Listing:
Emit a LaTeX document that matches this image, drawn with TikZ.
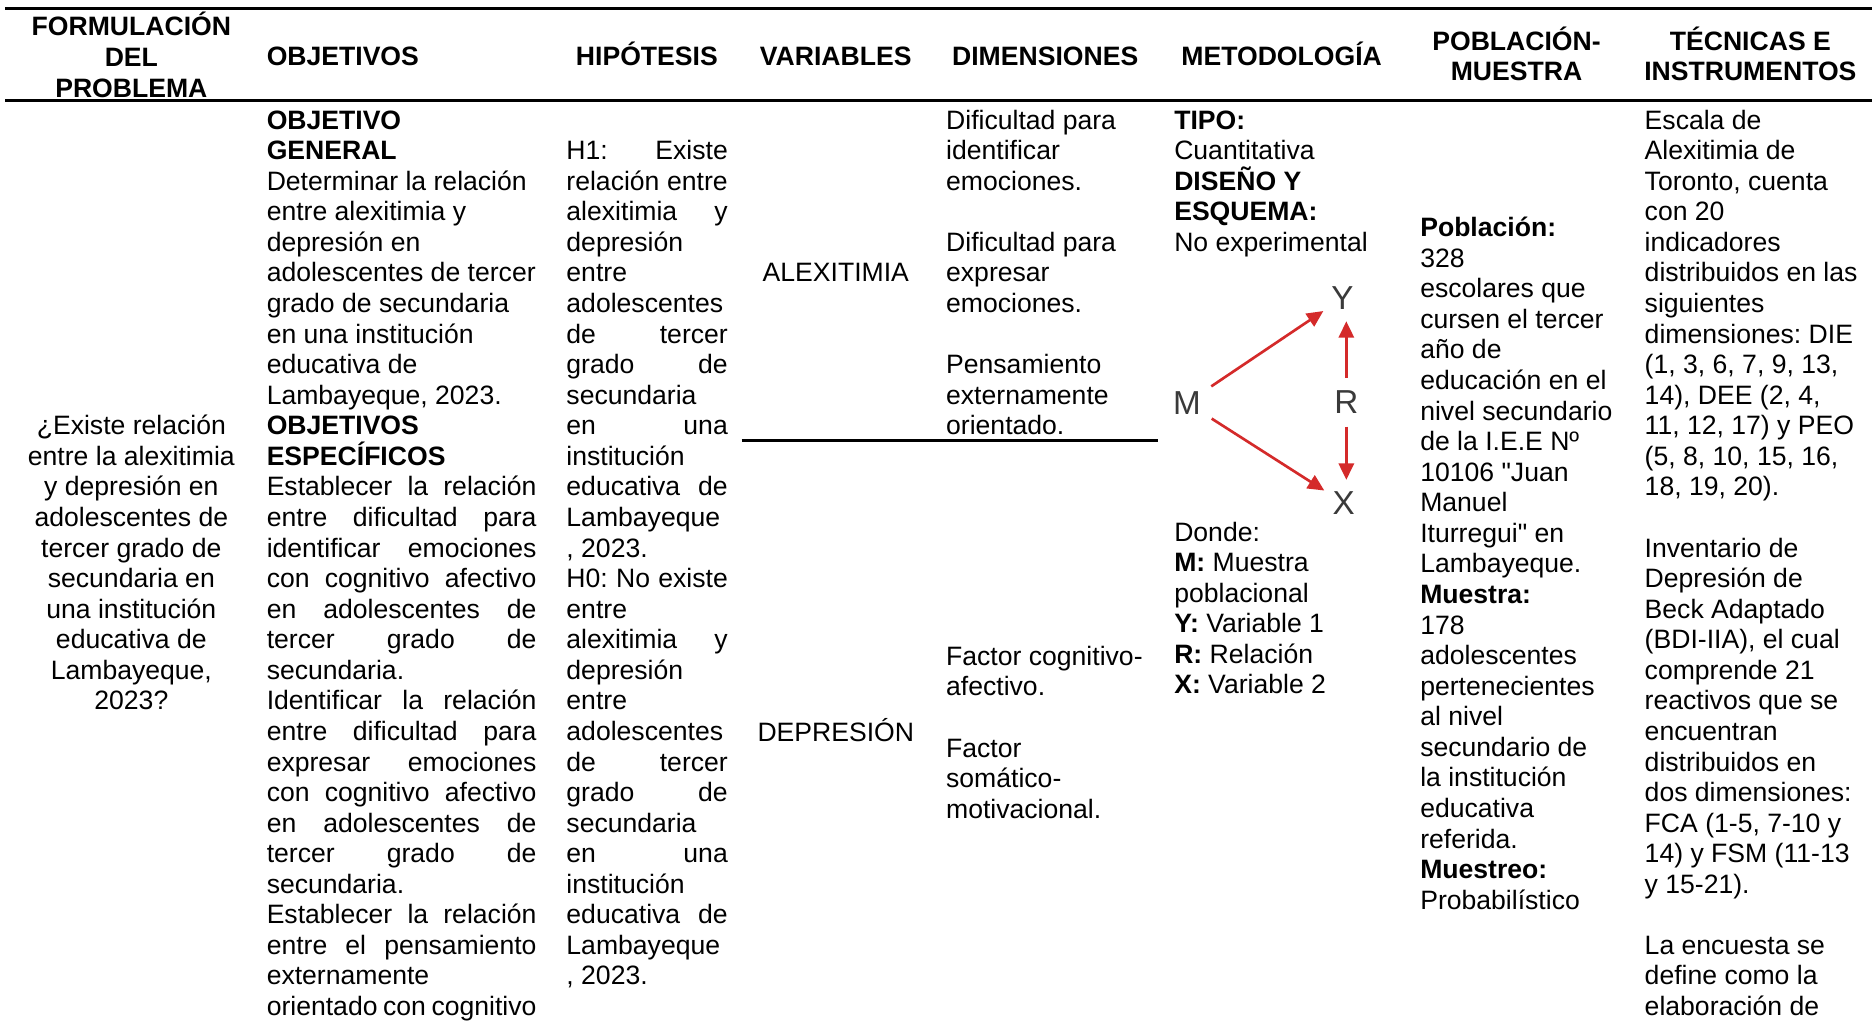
\documentclass[tikz,border=0pt]{standalone}
\usepackage{fontspec}
\setmainfont{Liberation Sans}[Ligatures=TeXOff]
\usetikzlibrary{arrows.meta, positioning}
\usepackage{xcolor}
\definecolor{esqred}{HTML}{D42A2A}
\definecolor{esqgray}{HTML}{3A3A3A}

\newlength{\jw}
\newcommand{\jl}[1]{\makebox[\jw][s]{\spaceskip=0pt\relax #1}}

\begin{document}
\begin{tikzpicture}[
    txt/.style={
        inner sep=0pt,
        anchor=base,
        font=\fontsize{12}{13.8}\selectfont\frenchspacing
    },
    cell/.style={
        txt,
        anchor=base west,
        align=flush left,
        text width=#1
    },
    jw/.style={
        execute at begin node={\setlength{\jw}{#1}}
    },
    head/.style={
        txt,
        font=\fontsize{12}{13.8}\selectfont\bfseries
    },
    rule/.style={
        line width=1.5pt
    },
    letter/.style={
        circle,
        inner sep=0pt,
        minimum size=#1,
        text=esqgray,
        font=\fontsize{15}{15}\selectfont
    },
    arrow/.style={
        -{Triangle[length=2.6mm, width=2.4mm]},
        line width=1.2pt,
        esqred
    }
]
\useasboundingbox (0,0) rectangle (29.7,-16.2);
\clip (0,0) rectangle (29.7,-16.2);

% Rules
\draw[rule] (0.08,-0.13) -- (29.7,-0.13);
\draw[rule] (0.08,-1.59) -- (29.7,-1.59);
\draw[line width=1pt] (11.765,-6.99) -- (18.377,-6.99);

% Header
\node[head, align=flush center, text width=3.6cm] (hForm) at (2.084,-0.569) {FORMULACIÓN\\DEL\\PROBLEMA};
\node[head, anchor=base west] (hObj) at (4.225,-1.043) {OBJETIVOS};
\node[head, anchor=base west] (hHip) at (9.131,-1.043) {HIPÓTESIS};
\node[head, anchor=base west] (hVar) at (12.049,-1.043) {VARIABLES};
\node[head, anchor=base west] (hDim) at (15.099,-1.043) {DIMENSIONES};
\node[head, anchor=base west] (hMet) at (18.737,-1.043) {METODOLOGÍA};
\node[head, align=flush center, text width=3.4cm] (hPob) at (24.06,-0.796) {POBLACIÓN-\\MUESTRA};
\node[head, align=flush center, text width=3.6cm] (hTec) at (27.77,-0.796) {TÉCNICAS E\\INSTRUMENTOS};

% Problem
\node[txt, align=flush center, text width=3.4cm] (prob) at (2.084,-6.897) {¿Existe relación\\entre la alexitimia\\y depresión en\\adolescentes de\\tercer grado de\\secundaria en\\una institución\\educativa de\\Lambayeque,\\2023?};

% Objectives
\node[cell=4.6cm, jw=4.28cm] (obj) at (4.225,-2.047) {\textbf{OBJETIVO}\\\textbf{GENERAL}\\Determinar la relación\\entre alexitimia y\\depresión en\\adolescentes de tercer\\grado de secundaria\\en una institución\\educativa de\\Lambayeque, 2023.\\\textbf{OBJETIVOS}\\\textbf{ESPECÍFICOS}\\\jl{Establecer la relación}\\\jl{entre dificultad para}\\\jl{identificar emociones}\\\jl{con cognitivo afectivo}\\\jl{en adolescentes de}\\\jl{tercer grado de}\\secundaria.\\\jl{Identificar la relación}\\\jl{entre dificultad para}\\\jl{expresar emociones}\\\jl{con cognitivo afectivo}\\\jl{en adolescentes de}\\\jl{tercer grado de}\\secundaria.\\\jl{Establecer la relación}\\\jl{entre el pensamiento}\\externamente\\\jl{orientado con cognitivo}};

% Hypotheses
\node[cell=2.8cm, jw=2.56cm] (hip) at (8.98,-2.532) {\jl{H1: Existe}\\\jl{relación entre}\\\jl{alexitimia y}\\depresión\\entre\\adolescentes\\\jl{de tercer}\\\jl{grado de}\\secundaria\\\jl{en una}\\institución\\\jl{educativa de}\\Lambayeque\\, 2023.\\\jl{H0: No existe}\\entre\\\jl{alexitimia y}\\depresión\\entre\\adolescentes\\\jl{de tercer}\\\jl{grado de}\\secundaria\\\jl{en una}\\institución\\\jl{educativa de}\\Lambayeque\\, 2023.};

% Variables
\node[txt] (varA) at (13.26,-4.472) {ALEXITIMIA};
\node[txt] (varD) at (13.26,-11.766) {DEPRESIÓN};

% Dimensions
\node[cell=3.3cm] (dimA) at (15.004,-2.047) {Dificultad para\\identificar\\emociones.};
\node[cell=3.3cm] (dimB) at (15.004,-3.987) {Dificultad para\\expresar\\emociones.};
\node[cell=3.3cm] (dimC) at (15.004,-5.927) {Pensamiento\\externamente\\orientado.};
\node[cell=3.3cm] (dimD) at (15.004,-10.554) {Factor cognitivo-\\afectivo.};
\node[cell=3.3cm] (dimE) at (15.004,-12.013) {Factor\\somático-\\motivacional.};

% Methodology
\node[cell=3.8cm] (tipo) at (18.623,-2.047) {\textbf{TIPO:}\\Cuantitativa\\\textbf{DISEÑO Y}\\\textbf{ESQUEMA:}\\No experimental};
\node[cell=3.8cm] (donde) at (18.623,-8.585) {Donde:\\\textbf{M:} Muestra\\poblacional\\\textbf{Y:} Variable 1\\\textbf{R:} Relación\\\textbf{X:} Variable 2};

% Scheme
\node[letter=0.92cm] (mM) at (18.83,-6.39) {M};
\node[letter=0.72cm] (mY) at (21.30,-4.73) {Y};
\node[letter=0.76cm] (mR) at (21.36,-6.38) {R};
\node[letter=0.72cm] (mX) at (21.32,-7.98) {X};
\draw[arrow] (mM) -- (mY);
\draw[arrow] (mM) -- (mX);
\draw[arrow] (mR.north) -- (mR.north |- mY.south);
\draw[arrow] (mR.south) -- (mR.south |- mX.north);

% Population
\node[cell=3.2cm] (pob) at (22.526,-3.754) {\textbf{Población:}\\328\\escolares que\\cursen el tercer\\año de\\educación en el\\nivel secundario\\de la I.E.E Nº\\10106 "Juan\\Manuel\\Iturregui" en\\Lambayeque.\\\textbf{Muestra:}\\178\\adolescentes\\pertenecientes\\al nivel\\secundario de\\la institución\\educativa\\referida.\\\textbf{Muestreo:}\\Probabilístico};

% Techniques
\node[cell=3.6cm] (tec) at (26.087,-2.047) {Escala de\\Alexitimia de\\Toronto, cuenta\\con 20\\indicadores\\distribuidos en las\\siguientes\\dimensiones: DIE\\(1, 3, 6, 7, 9, 13,\\14), DEE (2, 4,\\11, 12, 17) y PEO\\(5, 8, 10, 15, 16,\\18, 19, 20).\\[13.8pt]Inventario de\\Depresión de\\Beck Adaptado\\(BDI-IIA), el cual\\comprende 21\\reactivos que se\\encuentran\\distribuidos en\\dos dimensiones:\\FCA (1-5, 7-10 y\\14) y FSM (11-13\\y 15-21).\\[13.8pt]La encuesta se\\define como la\\elaboración de};

\end{tikzpicture}
\end{document}
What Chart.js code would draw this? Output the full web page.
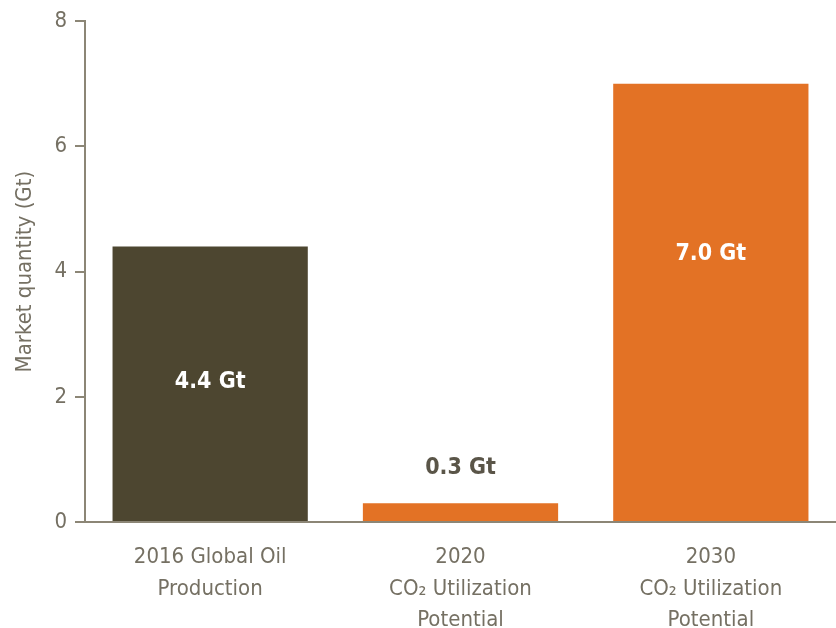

Brief:
Retype all the records shown above, character for character. Omit every picture.

Complete answer:
Emit a LaTeX document that matches this image, drawn with TikZ.
\documentclass[tikz,border=0pt]{standalone}
\usepackage{fontspec}
\setmainfont{Liberation Sans}[Ligatures=TeXOff]
\usetikzlibrary{arrows.meta, positioning}
\usepackage{xcolor}
\definecolor{esqred}{HTML}{D42A2A}
\definecolor{esqgray}{HTML}{3A3A3A}

\newlength{\jw}
\newcommand{\jl}[1]{\makebox[\jw][s]{\spaceskip=0pt\relax #1}}

\begin{document}
\begin{tikzpicture}[
    txt/.style={
        inner sep=0pt,
        anchor=base,
        font=\fontsize{12}{13.8}\selectfont\frenchspacing
    },
    cell/.style={
        txt,
        anchor=base west,
        align=flush left,
        text width=#1
    },
    jw/.style={
        execute at begin node={\setlength{\jw}{#1}}
    },
    head/.style={
        txt,
        font=\fontsize{12}{13.8}\selectfont\bfseries
    },
    rule/.style={
        line width=1.5pt
    },
    letter/.style={
        circle,
        inner sep=0pt,
        minimum size=#1,
        text=esqgray,
        font=\fontsize{15}{15}\selectfont
    },
    arrow/.style={
        -{Triangle[length=2.6mm, width=2.4mm]},
        line width=1.2pt,
        esqred
    }
]
\useasboundingbox (0,0) rectangle (29.7,-16.2);
\clip (0,0) rectangle (29.7,-16.2);

% Rules
\draw[rule] (0.08,-0.13) -- (29.7,-0.13);
\draw[rule] (0.08,-1.59) -- (29.7,-1.59);
\draw[line width=1pt] (11.765,-6.99) -- (18.377,-6.99);

% Header
\node[head, align=flush center, text width=3.6cm] (hForm) at (2.084,-0.569) {FORMULACIÓN\\DEL\\PROBLEMA};
\node[head, anchor=base west] (hObj) at (4.225,-1.043) {OBJETIVOS};
\node[head, anchor=base west] (hHip) at (9.131,-1.043) {HIPÓTESIS};
\node[head, anchor=base west] (hVar) at (12.049,-1.043) {VARIABLES};
\node[head, anchor=base west] (hDim) at (15.099,-1.043) {DIMENSIONES};
\node[head, anchor=base west] (hMet) at (18.737,-1.043) {METODOLOGÍA};
\node[head, align=flush center, text width=3.4cm] (hPob) at (24.06,-0.796) {POBLACIÓN-\\MUESTRA};
\node[head, align=flush center, text width=3.6cm] (hTec) at (27.77,-0.796) {TÉCNICAS E\\INSTRUMENTOS};

% Problem
\node[txt, align=flush center, text width=3.4cm] (prob) at (2.084,-6.897) {¿Existe relación\\entre la alexitimia\\y depresión en\\adolescentes de\\tercer grado de\\secundaria en\\una institución\\educativa de\\Lambayeque,\\2023?};

% Objectives
\node[cell=4.6cm, jw=4.28cm] (obj) at (4.225,-2.047) {\textbf{OBJETIVO}\\\textbf{GENERAL}\\Determinar la relación\\entre alexitimia y\\depresión en\\adolescentes de tercer\\grado de secundaria\\en una institución\\educativa de\\Lambayeque, 2023.\\\textbf{OBJETIVOS}\\\textbf{ESPECÍFICOS}\\\jl{Establecer la relación}\\\jl{entre dificultad para}\\\jl{identificar emociones}\\\jl{con cognitivo afectivo}\\\jl{en adolescentes de}\\\jl{tercer grado de}\\secundaria.\\\jl{Identificar la relación}\\\jl{entre dificultad para}\\\jl{expresar emociones}\\\jl{con cognitivo afectivo}\\\jl{en adolescentes de}\\\jl{tercer grado de}\\secundaria.\\\jl{Establecer la relación}\\\jl{entre el pensamiento}\\externamente\\\jl{orientado con cognitivo}};

% Hypotheses
\node[cell=2.8cm, jw=2.56cm] (hip) at (8.98,-2.532) {\jl{H1: Existe}\\\jl{relación entre}\\\jl{alexitimia y}\\depresión\\entre\\adolescentes\\\jl{de tercer}\\\jl{grado de}\\secundaria\\\jl{en una}\\institución\\\jl{educativa de}\\Lambayeque\\, 2023.\\\jl{H0: No existe}\\entre\\\jl{alexitimia y}\\depresión\\entre\\adolescentes\\\jl{de tercer}\\\jl{grado de}\\secundaria\\\jl{en una}\\institución\\\jl{educativa de}\\Lambayeque\\, 2023.};

% Variables
\node[txt] (varA) at (13.26,-4.472) {ALEXITIMIA};
\node[txt] (varD) at (13.26,-11.766) {DEPRESIÓN};

% Dimensions
\node[cell=3.3cm] (dimA) at (15.004,-2.047) {Dificultad para\\identificar\\emociones.};
\node[cell=3.3cm] (dimB) at (15.004,-3.987) {Dificultad para\\expresar\\emociones.};
\node[cell=3.3cm] (dimC) at (15.004,-5.927) {Pensamiento\\externamente\\orientado.};
\node[cell=3.3cm] (dimD) at (15.004,-10.554) {Factor cognitivo-\\afectivo.};
\node[cell=3.3cm] (dimE) at (15.004,-12.013) {Factor\\somático-\\motivacional.};

% Methodology
\node[cell=3.8cm] (tipo) at (18.623,-2.047) {\textbf{TIPO:}\\Cuantitativa\\\textbf{DISEÑO Y}\\\textbf{ESQUEMA:}\\No experimental};
\node[cell=3.8cm] (donde) at (18.623,-8.585) {Donde:\\\textbf{M:} Muestra\\poblacional\\\textbf{Y:} Variable 1\\\textbf{R:} Relación\\\textbf{X:} Variable 2};

% Scheme
\node[letter=0.92cm] (mM) at (18.83,-6.39) {M};
\node[letter=0.72cm] (mY) at (21.30,-4.73) {Y};
\node[letter=0.76cm] (mR) at (21.36,-6.38) {R};
\node[letter=0.72cm] (mX) at (21.32,-7.98) {X};
\draw[arrow] (mM) -- (mY);
\draw[arrow] (mM) -- (mX);
\draw[arrow] (mR.north) -- (mR.north |- mY.south);
\draw[arrow] (mR.south) -- (mR.south |- mX.north);

% Population
\node[cell=3.2cm] (pob) at (22.526,-3.754) {\textbf{Población:}\\328\\escolares que\\cursen el tercer\\año de\\educación en el\\nivel secundario\\de la I.E.E Nº\\10106 "Juan\\Manuel\\Iturregui" en\\Lambayeque.\\\textbf{Muestra:}\\178\\adolescentes\\pertenecientes\\al nivel\\secundario de\\la institución\\educativa\\referida.\\\textbf{Muestreo:}\\Probabilístico};

% Techniques
\node[cell=3.6cm] (tec) at (26.087,-2.047) {Escala de\\Alexitimia de\\Toronto, cuenta\\con 20\\indicadores\\distribuidos en las\\siguientes\\dimensiones: DIE\\(1, 3, 6, 7, 9, 13,\\14), DEE (2, 4,\\11, 12, 17) y PEO\\(5, 8, 10, 15, 16,\\18, 19, 20).\\[13.8pt]Inventario de\\Depresión de\\Beck Adaptado\\(BDI-IIA), el cual\\comprende 21\\reactivos que se\\encuentran\\distribuidos en\\dos dimensiones:\\FCA (1-5, 7-10 y\\14) y FSM (11-13\\y 15-21).\\[13.8pt]La encuesta se\\define como la\\elaboración de};

\end{tikzpicture}
\end{document}
What Chart.js code would draw this? Output the full web page.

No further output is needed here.